■ Task inputs:
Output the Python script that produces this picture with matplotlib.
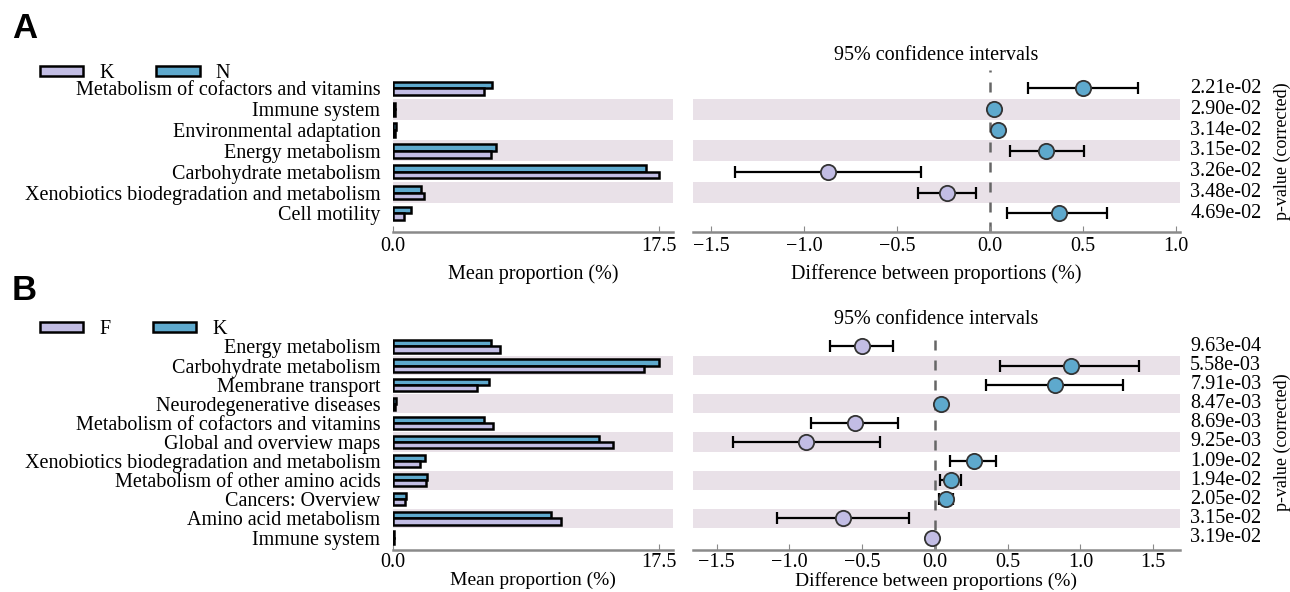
...
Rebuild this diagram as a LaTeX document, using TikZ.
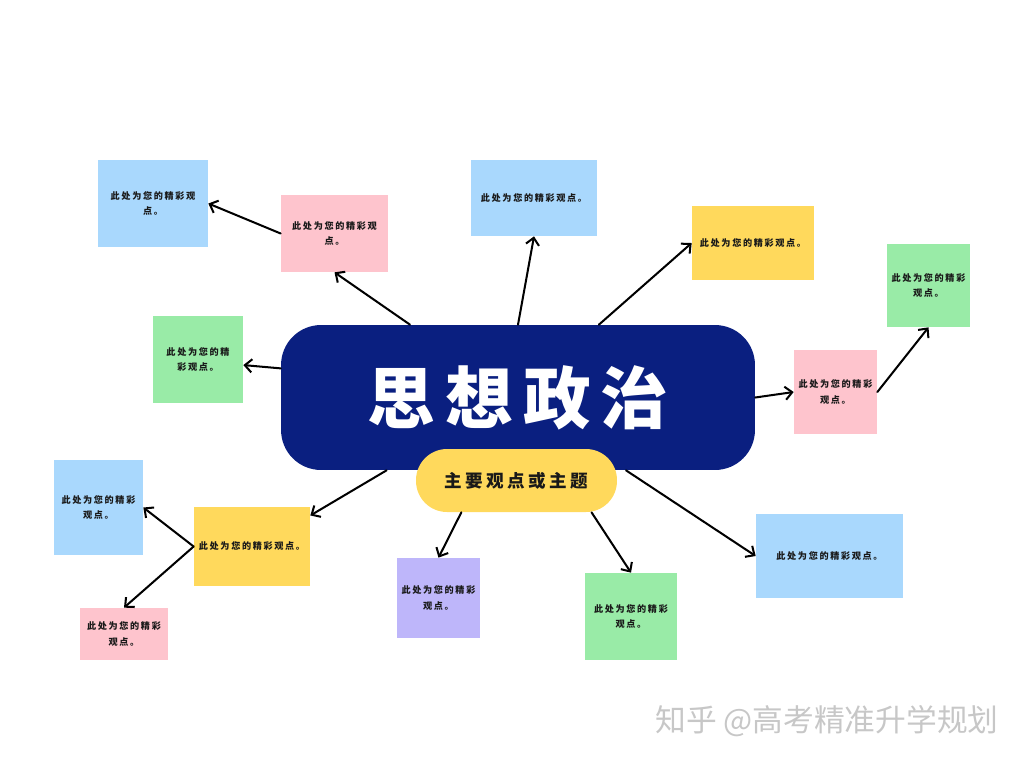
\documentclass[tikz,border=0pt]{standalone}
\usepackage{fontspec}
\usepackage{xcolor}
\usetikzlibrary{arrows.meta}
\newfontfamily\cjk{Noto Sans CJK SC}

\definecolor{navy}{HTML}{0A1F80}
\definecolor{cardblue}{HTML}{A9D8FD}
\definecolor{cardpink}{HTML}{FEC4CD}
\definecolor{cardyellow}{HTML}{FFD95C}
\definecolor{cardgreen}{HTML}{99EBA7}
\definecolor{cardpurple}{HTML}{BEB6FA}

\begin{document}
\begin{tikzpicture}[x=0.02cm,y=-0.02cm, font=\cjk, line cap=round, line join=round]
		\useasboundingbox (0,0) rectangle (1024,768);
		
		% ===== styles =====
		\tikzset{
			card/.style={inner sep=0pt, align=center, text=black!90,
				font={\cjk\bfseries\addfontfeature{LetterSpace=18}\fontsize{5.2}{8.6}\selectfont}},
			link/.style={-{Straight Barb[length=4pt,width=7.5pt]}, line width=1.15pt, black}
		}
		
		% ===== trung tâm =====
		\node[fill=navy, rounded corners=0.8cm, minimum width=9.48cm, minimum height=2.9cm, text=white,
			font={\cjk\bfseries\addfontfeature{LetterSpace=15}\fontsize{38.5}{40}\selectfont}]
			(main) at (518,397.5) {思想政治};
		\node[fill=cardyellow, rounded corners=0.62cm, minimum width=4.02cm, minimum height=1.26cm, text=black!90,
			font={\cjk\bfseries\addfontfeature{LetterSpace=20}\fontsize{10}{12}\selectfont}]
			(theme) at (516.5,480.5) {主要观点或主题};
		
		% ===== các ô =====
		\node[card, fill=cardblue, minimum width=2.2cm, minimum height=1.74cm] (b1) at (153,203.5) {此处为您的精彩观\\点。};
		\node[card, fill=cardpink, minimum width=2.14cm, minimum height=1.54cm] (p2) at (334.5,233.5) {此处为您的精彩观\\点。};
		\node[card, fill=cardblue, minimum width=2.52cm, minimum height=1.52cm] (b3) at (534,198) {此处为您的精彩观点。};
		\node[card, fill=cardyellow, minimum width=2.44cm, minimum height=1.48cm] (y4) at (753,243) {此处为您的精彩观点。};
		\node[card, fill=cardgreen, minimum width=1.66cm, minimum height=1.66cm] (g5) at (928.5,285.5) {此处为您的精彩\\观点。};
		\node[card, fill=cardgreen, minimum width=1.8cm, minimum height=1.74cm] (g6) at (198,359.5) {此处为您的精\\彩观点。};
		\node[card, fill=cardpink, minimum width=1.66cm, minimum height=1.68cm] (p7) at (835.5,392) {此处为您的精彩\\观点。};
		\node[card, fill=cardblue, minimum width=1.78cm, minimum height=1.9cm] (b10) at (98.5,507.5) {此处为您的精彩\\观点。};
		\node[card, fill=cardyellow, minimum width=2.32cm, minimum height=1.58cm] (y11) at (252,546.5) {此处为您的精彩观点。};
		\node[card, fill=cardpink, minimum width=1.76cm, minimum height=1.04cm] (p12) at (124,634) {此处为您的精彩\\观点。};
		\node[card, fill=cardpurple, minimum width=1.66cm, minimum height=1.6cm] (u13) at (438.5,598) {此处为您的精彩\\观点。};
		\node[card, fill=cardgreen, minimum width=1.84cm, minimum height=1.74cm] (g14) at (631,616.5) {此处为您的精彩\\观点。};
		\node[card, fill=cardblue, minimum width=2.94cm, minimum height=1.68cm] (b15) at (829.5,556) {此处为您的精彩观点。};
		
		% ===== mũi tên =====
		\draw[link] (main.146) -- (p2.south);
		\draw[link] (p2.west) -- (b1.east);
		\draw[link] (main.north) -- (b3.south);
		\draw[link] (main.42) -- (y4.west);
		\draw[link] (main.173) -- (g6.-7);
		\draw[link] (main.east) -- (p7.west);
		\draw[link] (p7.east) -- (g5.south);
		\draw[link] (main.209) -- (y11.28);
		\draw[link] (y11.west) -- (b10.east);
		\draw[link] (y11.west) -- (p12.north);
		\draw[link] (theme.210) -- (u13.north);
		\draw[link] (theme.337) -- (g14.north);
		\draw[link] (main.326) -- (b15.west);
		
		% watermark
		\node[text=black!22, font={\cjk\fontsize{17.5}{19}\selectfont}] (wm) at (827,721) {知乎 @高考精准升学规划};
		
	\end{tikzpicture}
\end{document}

■ Direction:
Reproduce the data above exactly, but only the lines from the one showing "Rebuild this diagram" through the one showing "(theme) at (516.5,480.5)", with both ends kept and the pictures left out.

■ Final result:
Rebuild this diagram as a LaTeX document, using TikZ.
\documentclass[tikz,border=0pt]{standalone}
\usepackage{fontspec}
\usepackage{xcolor}
\usetikzlibrary{arrows.meta}
\newfontfamily\cjk{Noto Sans CJK SC}

\definecolor{navy}{HTML}{0A1F80}
\definecolor{cardblue}{HTML}{A9D8FD}
\definecolor{cardpink}{HTML}{FEC4CD}
\definecolor{cardyellow}{HTML}{FFD95C}
\definecolor{cardgreen}{HTML}{99EBA7}
\definecolor{cardpurple}{HTML}{BEB6FA}

\begin{document}
\begin{tikzpicture}[x=0.02cm,y=-0.02cm, font=\cjk, line cap=round, line join=round]
		\useasboundingbox (0,0) rectangle (1024,768);
		
		% ===== styles =====
		\tikzset{
			card/.style={inner sep=0pt, align=center, text=black!90,
				font={\cjk\bfseries\addfontfeature{LetterSpace=18}\fontsize{5.2}{8.6}\selectfont}},
			link/.style={-{Straight Barb[length=4pt,width=7.5pt]}, line width=1.15pt, black}
		}
		
		% ===== trung tâm =====
		\node[fill=navy, rounded corners=0.8cm, minimum width=9.48cm, minimum height=2.9cm, text=white,
			font={\cjk\bfseries\addfontfeature{LetterSpace=15}\fontsize{38.5}{40}\selectfont}]
			(main) at (518,397.5) {思想政治};
		\node[fill=cardyellow, rounded corners=0.62cm, minimum width=4.02cm, minimum height=1.26cm, text=black!90,
			font={\cjk\bfseries\addfontfeature{LetterSpace=20}\fontsize{10}{12}\selectfont}]
			(theme) at (516.5,480.5) {主要观点或主题};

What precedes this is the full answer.